DATA SHOWN.
..............................

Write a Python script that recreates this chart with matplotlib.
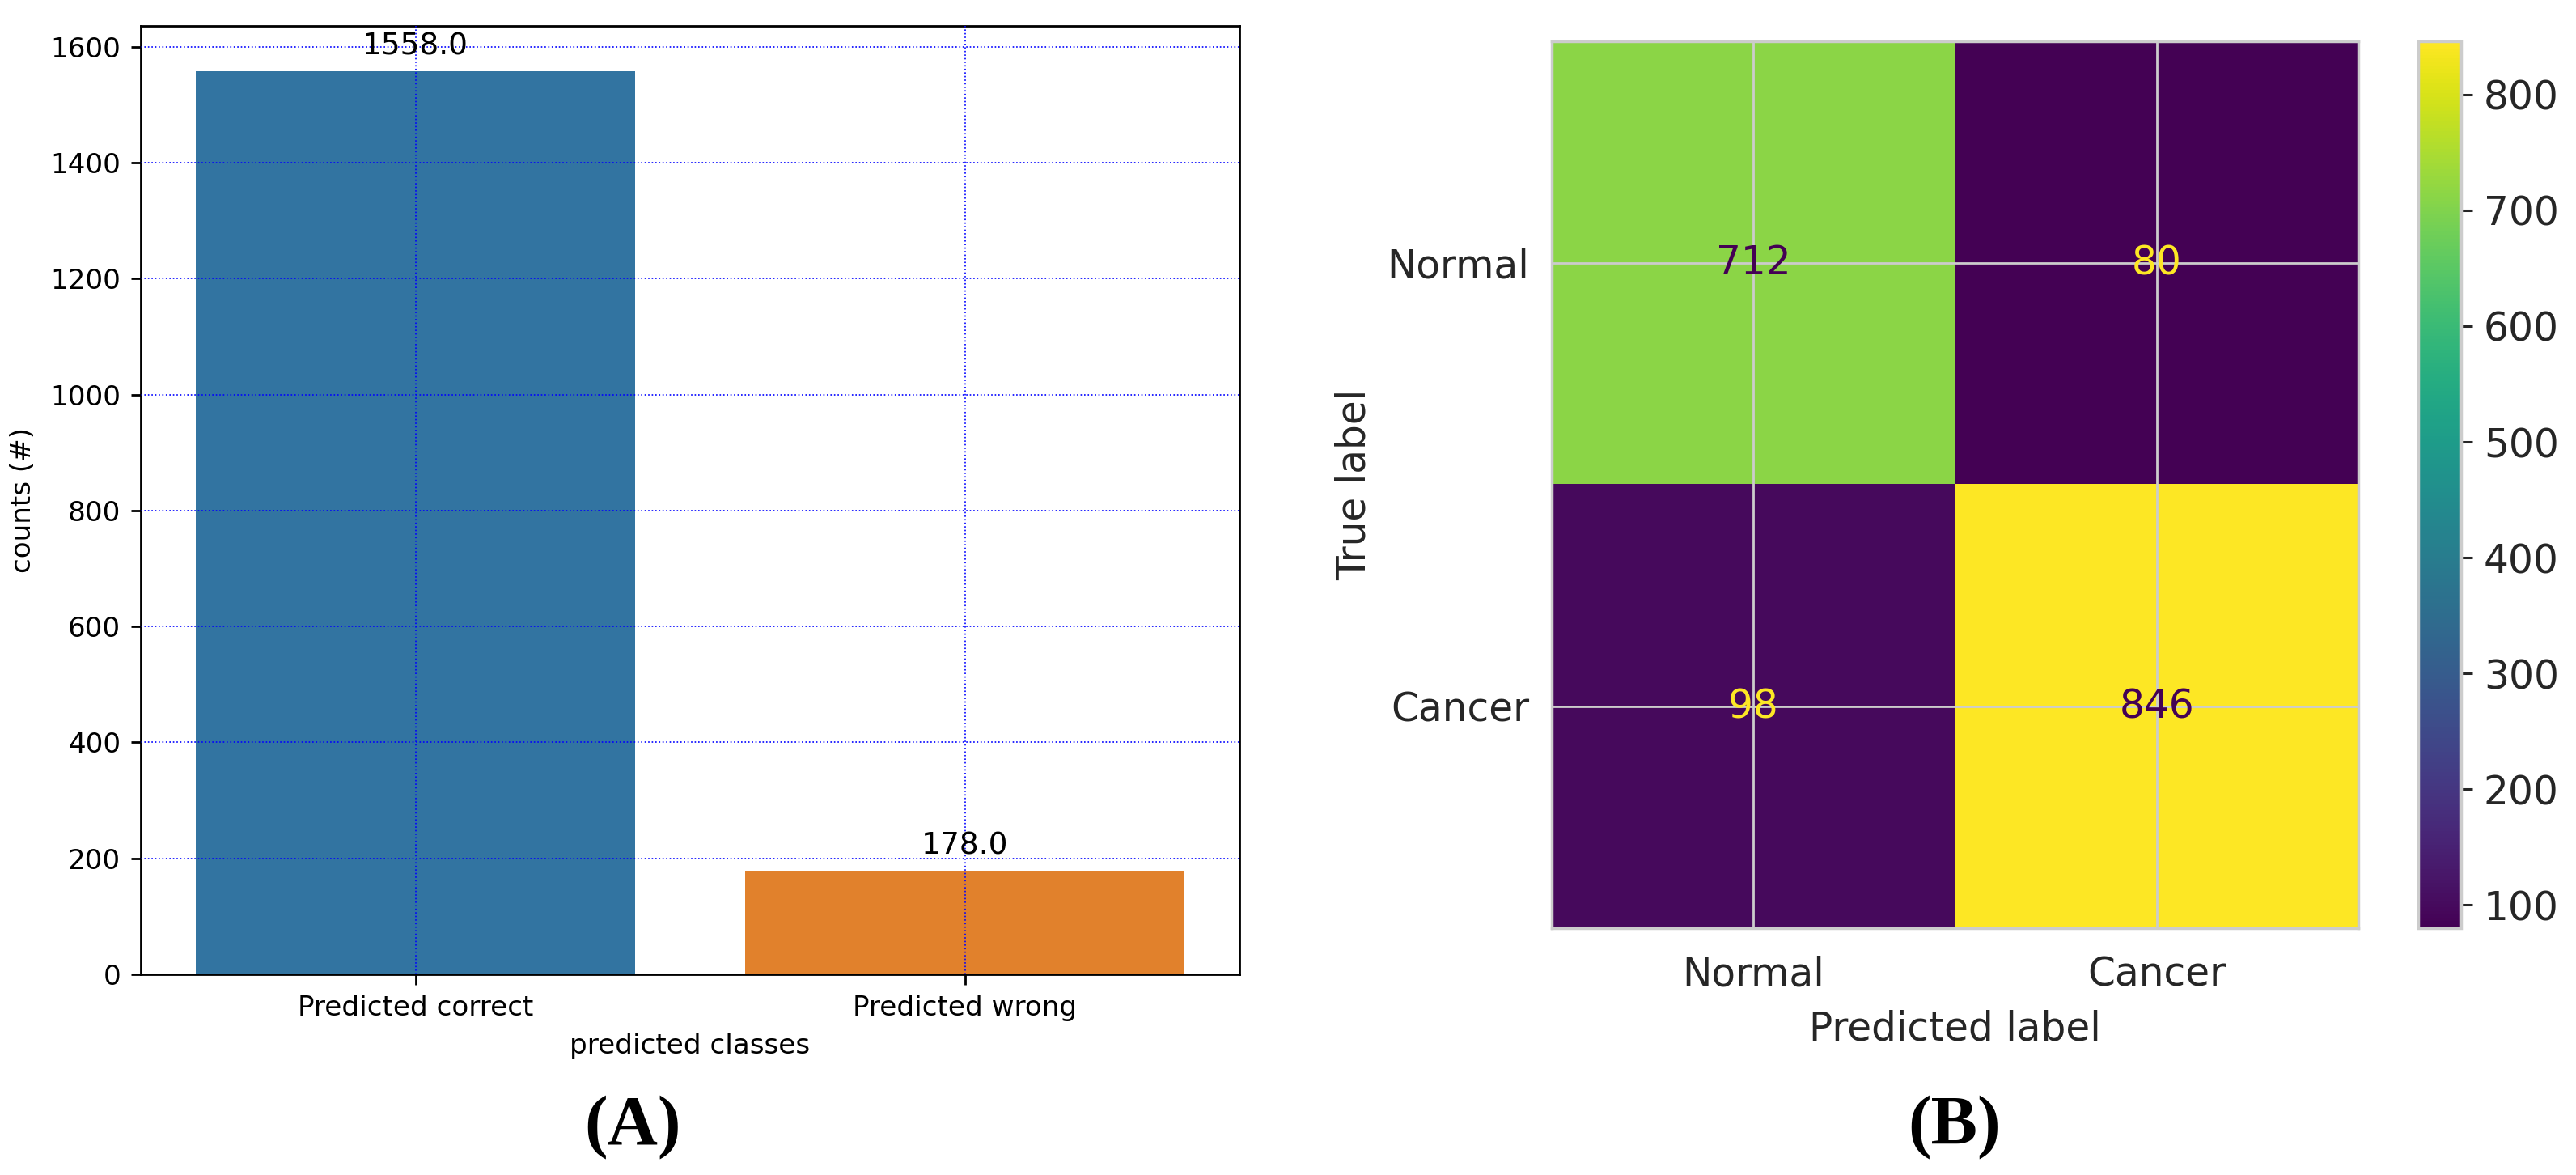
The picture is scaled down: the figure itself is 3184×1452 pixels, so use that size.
import numpy as np
import matplotlib
matplotlib.use("Agg")
import matplotlib.pyplot as plt

# ---- data ----
bar_categories = ["Predicted correct", "Predicted wrong"]
bar_counts = [1558.0, 178.0]
bar_colors = ["#3274a1", "#e1812c"]

cm_labels = ["Normal", "Cancer"]
cm_values = [[712, 80],
             [98, 846]]

W, H = 3184, 1452
DPI = 200
fig = plt.figure(figsize=(W / DPI, H / DPI), dpi=DPI)
plt.rcParams['font.family'] = ['DejaVu Sans']

def frac(x0, y0, x1, y1):
    return [x0 / W, 1 - y1 / H, (x1 - x0) / W, (y1 - y0) / H]

# ---- Panel A: bar chart ----
ax = fig.add_axes(frac(174, 32, 1532, 1204))
x = np.arange(len(bar_categories))
bars = ax.bar(x, bar_counts, width=0.8, color=bar_colors, zorder=1)
ax.set_xlim(-0.5, len(bar_categories) - 0.5)
ax.set_ylim(0, max(bar_counts) * 1.05)
ax.set_xticks(x)
ax.set_xticklabels(bar_categories)
ax.set_yticks(np.arange(0, 1601, 200))
ax.grid(True, color="blue", linestyle=":", linewidth=0.6)
ax.set_axisbelow(False)
for b in bars:
    b.set_zorder(0.5)
for s in ax.spines.values():
    s.set_linewidth(1.0)
    s.set_color("black")
ax.tick_params(axis="both", labelsize=12.3, length=4.5, width=1.0, pad=4.5, colors="black")
ax.set_xlabel("predicted classes", fontsize=12.3, labelpad=5)
ax.set_ylabel("counts (#)", fontsize=12.3, labelpad=6)
for b in bars:
    h = b.get_height()
    ax.annotate(f"{h:.1f}", (b.get_x() + b.get_width() / 2, h),
                ha="center", va="center", xytext=(0, 11),
                textcoords="offset points", fontsize=13.5, color="black")

# ---- Panel B: confusion matrix ----
cm = np.array(cm_values)
axc = fig.add_axes(frac(1918, 51, 2915, 1147))
vmin, vmax = cm.min(), cm.max()
im = axc.imshow(cm, cmap="viridis", vmin=vmin, vmax=vmax, aspect="auto",
                interpolation="nearest", zorder=0)
cmap = plt.get_cmap("viridis")
thresh = (vmax + vmin) / 2.0
for i in range(cm.shape[0]):
    for j in range(cm.shape[1]):
        col = cmap(0.0) if cm[i, j] > thresh else cmap(1.0)
        axc.text(j, i, f"{cm[i, j]}", ha="center", va="center",
                 color=col, fontsize=17.5, zorder=3)
axc.set_xticks(range(len(cm_labels)))
axc.set_yticks(range(len(cm_labels)))
axc.set_xticklabels(cm_labels)
axc.set_yticklabels(cm_labels)
axc.grid(True, color="#cccccc", linewidth=1.0, zorder=1)
axc.set_axisbelow(False)
for s in axc.spines.values():
    s.set_color("#cccccc")
    s.set_linewidth(1.25)
axc.tick_params(axis="x", length=0, pad=12, labelsize=17.5, labelcolor="#262626")
axc.tick_params(axis="y", length=0, pad=10, labelsize=17.5, labelcolor="#262626")
axc.set_xlabel("Predicted label", fontsize=17.5, color="#262626", labelpad=7)
axc.set_ylabel("True label", fontsize=17.5, color="#262626", labelpad=6)

cax = fig.add_axes(frac(2989, 51, 3042, 1147))
cb = fig.colorbar(im, cax=cax)
cb.outline.set_edgecolor("#cccccc")
cb.outline.set_linewidth(1.25)
cb.set_ticks([100, 200, 300, 400, 500, 600, 700, 800])
cax.tick_params(length=5, width=1.1, color="#262626", pad=5,
                labelsize=17.5, labelcolor="#262626")

# ---- panel labels ----
fig.text(782 / W, 1 - 1413 / H, "(A)", ha="center", va="baseline",
         fontsize=31, fontweight="bold", family=["Liberation Serif"])
fig.text(2416 / W, 1 - 1413 / H, "(B)", ha="center", va="baseline",
         fontsize=31, fontweight="bold", family=["Liberation Serif"])

fig.savefig("out.png", dpi=DPI, facecolor="white")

..............................

DIRECTIVE. Set down the material exactly, every line of it, except for the pictures.

FULL SOLUTION.
Write a Python script that recreates this chart with matplotlib.
The picture is scaled down: the figure itself is 3184×1452 pixels, so use that size.
import numpy as np
import matplotlib
matplotlib.use("Agg")
import matplotlib.pyplot as plt

# ---- data ----
bar_categories = ["Predicted correct", "Predicted wrong"]
bar_counts = [1558.0, 178.0]
bar_colors = ["#3274a1", "#e1812c"]

cm_labels = ["Normal", "Cancer"]
cm_values = [[712, 80],
             [98, 846]]

W, H = 3184, 1452
DPI = 200
fig = plt.figure(figsize=(W / DPI, H / DPI), dpi=DPI)
plt.rcParams['font.family'] = ['DejaVu Sans']

def frac(x0, y0, x1, y1):
    return [x0 / W, 1 - y1 / H, (x1 - x0) / W, (y1 - y0) / H]

# ---- Panel A: bar chart ----
ax = fig.add_axes(frac(174, 32, 1532, 1204))
x = np.arange(len(bar_categories))
bars = ax.bar(x, bar_counts, width=0.8, color=bar_colors, zorder=1)
ax.set_xlim(-0.5, len(bar_categories) - 0.5)
ax.set_ylim(0, max(bar_counts) * 1.05)
ax.set_xticks(x)
ax.set_xticklabels(bar_categories)
ax.set_yticks(np.arange(0, 1601, 200))
ax.grid(True, color="blue", linestyle=":", linewidth=0.6)
ax.set_axisbelow(False)
for b in bars:
    b.set_zorder(0.5)
for s in ax.spines.values():
    s.set_linewidth(1.0)
    s.set_color("black")
ax.tick_params(axis="both", labelsize=12.3, length=4.5, width=1.0, pad=4.5, colors="black")
ax.set_xlabel("predicted classes", fontsize=12.3, labelpad=5)
ax.set_ylabel("counts (#)", fontsize=12.3, labelpad=6)
for b in bars:
    h = b.get_height()
    ax.annotate(f"{h:.1f}", (b.get_x() + b.get_width() / 2, h),
                ha="center", va="center", xytext=(0, 11),
                textcoords="offset points", fontsize=13.5, color="black")

# ---- Panel B: confusion matrix ----
cm = np.array(cm_values)
axc = fig.add_axes(frac(1918, 51, 2915, 1147))
vmin, vmax = cm.min(), cm.max()
im = axc.imshow(cm, cmap="viridis", vmin=vmin, vmax=vmax, aspect="auto",
                interpolation="nearest", zorder=0)
cmap = plt.get_cmap("viridis")
thresh = (vmax + vmin) / 2.0
for i in range(cm.shape[0]):
    for j in range(cm.shape[1]):
        col = cmap(0.0) if cm[i, j] > thresh else cmap(1.0)
        axc.text(j, i, f"{cm[i, j]}", ha="center", va="center",
                 color=col, fontsize=17.5, zorder=3)
axc.set_xticks(range(len(cm_labels)))
axc.set_yticks(range(len(cm_labels)))
axc.set_xticklabels(cm_labels)
axc.set_yticklabels(cm_labels)
axc.grid(True, color="#cccccc", linewidth=1.0, zorder=1)
axc.set_axisbelow(False)
for s in axc.spines.values():
    s.set_color("#cccccc")
    s.set_linewidth(1.25)
axc.tick_params(axis="x", length=0, pad=12, labelsize=17.5, labelcolor="#262626")
axc.tick_params(axis="y", length=0, pad=10, labelsize=17.5, labelcolor="#262626")
axc.set_xlabel("Predicted label", fontsize=17.5, color="#262626", labelpad=7)
axc.set_ylabel("True label", fontsize=17.5, color="#262626", labelpad=6)

cax = fig.add_axes(frac(2989, 51, 3042, 1147))
cb = fig.colorbar(im, cax=cax)
cb.outline.set_edgecolor("#cccccc")
cb.outline.set_linewidth(1.25)
cb.set_ticks([100, 200, 300, 400, 500, 600, 700, 800])
cax.tick_params(length=5, width=1.1, color="#262626", pad=5,
                labelsize=17.5, labelcolor="#262626")

# ---- panel labels ----
fig.text(782 / W, 1 - 1413 / H, "(A)", ha="center", va="baseline",
         fontsize=31, fontweight="bold", family=["Liberation Serif"])
fig.text(2416 / W, 1 - 1413 / H, "(B)", ha="center", va="baseline",
         fontsize=31, fontweight="bold", family=["Liberation Serif"])

fig.savefig("out.png", dpi=DPI, facecolor="white")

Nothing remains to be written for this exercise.